** Start Supplied information **

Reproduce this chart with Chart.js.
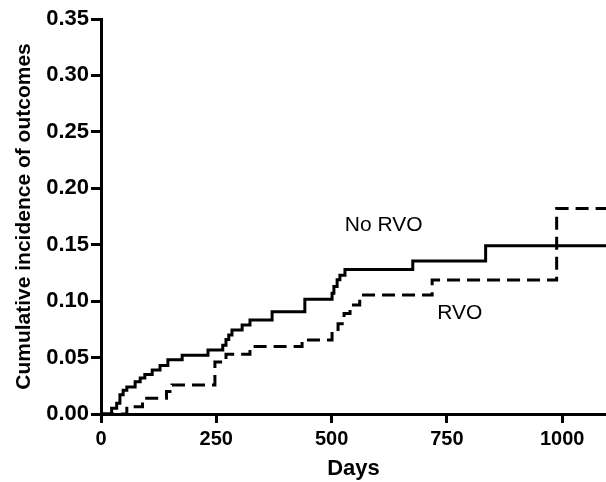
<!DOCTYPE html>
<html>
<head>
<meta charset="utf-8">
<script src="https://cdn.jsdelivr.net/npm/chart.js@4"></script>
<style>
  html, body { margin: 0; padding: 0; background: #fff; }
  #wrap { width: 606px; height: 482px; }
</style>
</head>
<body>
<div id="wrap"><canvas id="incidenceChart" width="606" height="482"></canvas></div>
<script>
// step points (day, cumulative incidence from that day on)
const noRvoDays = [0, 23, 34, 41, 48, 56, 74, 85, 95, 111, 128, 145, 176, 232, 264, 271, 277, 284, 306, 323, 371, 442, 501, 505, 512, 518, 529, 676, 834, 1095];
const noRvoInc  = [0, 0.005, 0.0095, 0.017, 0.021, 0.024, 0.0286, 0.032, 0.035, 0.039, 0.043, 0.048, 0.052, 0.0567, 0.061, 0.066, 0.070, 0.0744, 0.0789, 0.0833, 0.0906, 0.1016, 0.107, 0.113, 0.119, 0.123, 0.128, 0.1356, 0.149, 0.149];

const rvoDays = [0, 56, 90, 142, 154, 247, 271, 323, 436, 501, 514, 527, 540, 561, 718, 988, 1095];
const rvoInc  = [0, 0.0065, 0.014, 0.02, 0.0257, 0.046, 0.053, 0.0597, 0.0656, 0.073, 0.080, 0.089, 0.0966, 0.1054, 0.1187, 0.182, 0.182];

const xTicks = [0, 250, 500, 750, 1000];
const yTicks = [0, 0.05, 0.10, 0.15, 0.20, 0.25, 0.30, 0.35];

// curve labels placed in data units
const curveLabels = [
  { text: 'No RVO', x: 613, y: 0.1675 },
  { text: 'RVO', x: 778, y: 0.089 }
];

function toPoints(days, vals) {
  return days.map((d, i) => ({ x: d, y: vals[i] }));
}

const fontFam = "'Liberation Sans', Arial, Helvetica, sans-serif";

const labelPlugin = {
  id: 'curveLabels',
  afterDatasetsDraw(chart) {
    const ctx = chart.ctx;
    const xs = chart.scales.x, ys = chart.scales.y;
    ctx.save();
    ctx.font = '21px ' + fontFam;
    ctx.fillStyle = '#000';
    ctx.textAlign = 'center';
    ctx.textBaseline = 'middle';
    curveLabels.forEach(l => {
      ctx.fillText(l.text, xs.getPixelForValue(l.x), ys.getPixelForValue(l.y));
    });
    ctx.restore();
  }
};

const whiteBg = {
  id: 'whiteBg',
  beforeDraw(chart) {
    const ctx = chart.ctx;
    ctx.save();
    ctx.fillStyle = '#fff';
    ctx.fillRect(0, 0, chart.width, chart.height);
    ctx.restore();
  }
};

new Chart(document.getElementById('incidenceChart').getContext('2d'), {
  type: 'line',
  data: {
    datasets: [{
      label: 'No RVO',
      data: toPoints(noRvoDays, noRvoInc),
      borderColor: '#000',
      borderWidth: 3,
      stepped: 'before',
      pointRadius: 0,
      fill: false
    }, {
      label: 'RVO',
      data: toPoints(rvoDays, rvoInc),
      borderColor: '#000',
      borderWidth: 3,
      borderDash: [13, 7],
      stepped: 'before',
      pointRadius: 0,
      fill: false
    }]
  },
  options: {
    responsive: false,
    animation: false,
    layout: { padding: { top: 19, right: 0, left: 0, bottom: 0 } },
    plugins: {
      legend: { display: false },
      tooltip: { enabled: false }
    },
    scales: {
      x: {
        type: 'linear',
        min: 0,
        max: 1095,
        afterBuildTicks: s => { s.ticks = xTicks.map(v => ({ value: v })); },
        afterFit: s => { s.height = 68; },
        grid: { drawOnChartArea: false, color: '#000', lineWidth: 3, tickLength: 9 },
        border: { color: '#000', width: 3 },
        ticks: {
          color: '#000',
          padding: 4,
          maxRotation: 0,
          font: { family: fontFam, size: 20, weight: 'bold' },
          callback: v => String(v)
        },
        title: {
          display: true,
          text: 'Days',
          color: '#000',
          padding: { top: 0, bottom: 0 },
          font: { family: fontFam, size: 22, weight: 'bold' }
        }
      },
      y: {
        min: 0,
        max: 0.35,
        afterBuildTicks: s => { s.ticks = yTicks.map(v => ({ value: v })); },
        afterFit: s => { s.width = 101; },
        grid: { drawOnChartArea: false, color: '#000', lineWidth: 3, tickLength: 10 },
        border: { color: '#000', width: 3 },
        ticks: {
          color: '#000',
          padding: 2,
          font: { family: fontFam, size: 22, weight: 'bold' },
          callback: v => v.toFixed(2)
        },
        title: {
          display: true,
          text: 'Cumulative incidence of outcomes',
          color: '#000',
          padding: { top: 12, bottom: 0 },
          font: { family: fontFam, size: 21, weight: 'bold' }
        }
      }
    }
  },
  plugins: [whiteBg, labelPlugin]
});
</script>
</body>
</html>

** End Supplied information **

# Problem details
Transcribe the listing in full. Omit the pictures and keep every line exact.

# Result below
Reproduce this chart with Chart.js.
<!DOCTYPE html>
<html>
<head>
<meta charset="utf-8">
<script src="https://cdn.jsdelivr.net/npm/chart.js@4"></script>
<style>
  html, body { margin: 0; padding: 0; background: #fff; }
  #wrap { width: 606px; height: 482px; }
</style>
</head>
<body>
<div id="wrap"><canvas id="incidenceChart" width="606" height="482"></canvas></div>
<script>
// step points (day, cumulative incidence from that day on)
const noRvoDays = [0, 23, 34, 41, 48, 56, 74, 85, 95, 111, 128, 145, 176, 232, 264, 271, 277, 284, 306, 323, 371, 442, 501, 505, 512, 518, 529, 676, 834, 1095];
const noRvoInc  = [0, 0.005, 0.0095, 0.017, 0.021, 0.024, 0.0286, 0.032, 0.035, 0.039, 0.043, 0.048, 0.052, 0.0567, 0.061, 0.066, 0.070, 0.0744, 0.0789, 0.0833, 0.0906, 0.1016, 0.107, 0.113, 0.119, 0.123, 0.128, 0.1356, 0.149, 0.149];

const rvoDays = [0, 56, 90, 142, 154, 247, 271, 323, 436, 501, 514, 527, 540, 561, 718, 988, 1095];
const rvoInc  = [0, 0.0065, 0.014, 0.02, 0.0257, 0.046, 0.053, 0.0597, 0.0656, 0.073, 0.080, 0.089, 0.0966, 0.1054, 0.1187, 0.182, 0.182];

const xTicks = [0, 250, 500, 750, 1000];
const yTicks = [0, 0.05, 0.10, 0.15, 0.20, 0.25, 0.30, 0.35];

// curve labels placed in data units
const curveLabels = [
  { text: 'No RVO', x: 613, y: 0.1675 },
  { text: 'RVO', x: 778, y: 0.089 }
];

function toPoints(days, vals) {
  return days.map((d, i) => ({ x: d, y: vals[i] }));
}

const fontFam = "'Liberation Sans', Arial, Helvetica, sans-serif";

const labelPlugin = {
  id: 'curveLabels',
  afterDatasetsDraw(chart) {
    const ctx = chart.ctx;
    const xs = chart.scales.x, ys = chart.scales.y;
    ctx.save();
    ctx.font = '21px ' + fontFam;
    ctx.fillStyle = '#000';
    ctx.textAlign = 'center';
    ctx.textBaseline = 'middle';
    curveLabels.forEach(l => {
      ctx.fillText(l.text, xs.getPixelForValue(l.x), ys.getPixelForValue(l.y));
    });
    ctx.restore();
  }
};

const whiteBg = {
  id: 'whiteBg',
  beforeDraw(chart) {
    const ctx = chart.ctx;
    ctx.save();
    ctx.fillStyle = '#fff';
    ctx.fillRect(0, 0, chart.width, chart.height);
    ctx.restore();
  }
};

new Chart(document.getElementById('incidenceChart').getContext('2d'), {
  type: 'line',
  data: {
    datasets: [{
      label: 'No RVO',
      data: toPoints(noRvoDays, noRvoInc),
      borderColor: '#000',
      borderWidth: 3,
      stepped: 'before',
      pointRadius: 0,
      fill: false
    }, {
      label: 'RVO',
      data: toPoints(rvoDays, rvoInc),
      borderColor: '#000',
      borderWidth: 3,
      borderDash: [13, 7],
      stepped: 'before',
      pointRadius: 0,
      fill: false
    }]
  },
  options: {
    responsive: false,
    animation: false,
    layout: { padding: { top: 19, right: 0, left: 0, bottom: 0 } },
    plugins: {
      legend: { display: false },
      tooltip: { enabled: false }
    },
    scales: {
      x: {
        type: 'linear',
        min: 0,
        max: 1095,
        afterBuildTicks: s => { s.ticks = xTicks.map(v => ({ value: v })); },
        afterFit: s => { s.height = 68; },
        grid: { drawOnChartArea: false, color: '#000', lineWidth: 3, tickLength: 9 },
        border: { color: '#000', width: 3 },
        ticks: {
          color: '#000',
          padding: 4,
          maxRotation: 0,
          font: { family: fontFam, size: 20, weight: 'bold' },
          callback: v => String(v)
        },
        title: {
          display: true,
          text: 'Days',
          color: '#000',
          padding: { top: 0, bottom: 0 },
          font: { family: fontFam, size: 22, weight: 'bold' }
        }
      },
      y: {
        min: 0,
        max: 0.35,
        afterBuildTicks: s => { s.ticks = yTicks.map(v => ({ value: v })); },
        afterFit: s => { s.width = 101; },
        grid: { drawOnChartArea: false, color: '#000', lineWidth: 3, tickLength: 10 },
        border: { color: '#000', width: 3 },
        ticks: {
          color: '#000',
          padding: 2,
          font: { family: fontFam, size: 22, weight: 'bold' },
          callback: v => v.toFixed(2)
        },
        title: {
          display: true,
          text: 'Cumulative incidence of outcomes',
          color: '#000',
          padding: { top: 12, bottom: 0 },
          font: { family: fontFam, size: 21, weight: 'bold' }
        }
      }
    }
  },
  plugins: [whiteBg, labelPlugin]
});
</script>
</body>
</html>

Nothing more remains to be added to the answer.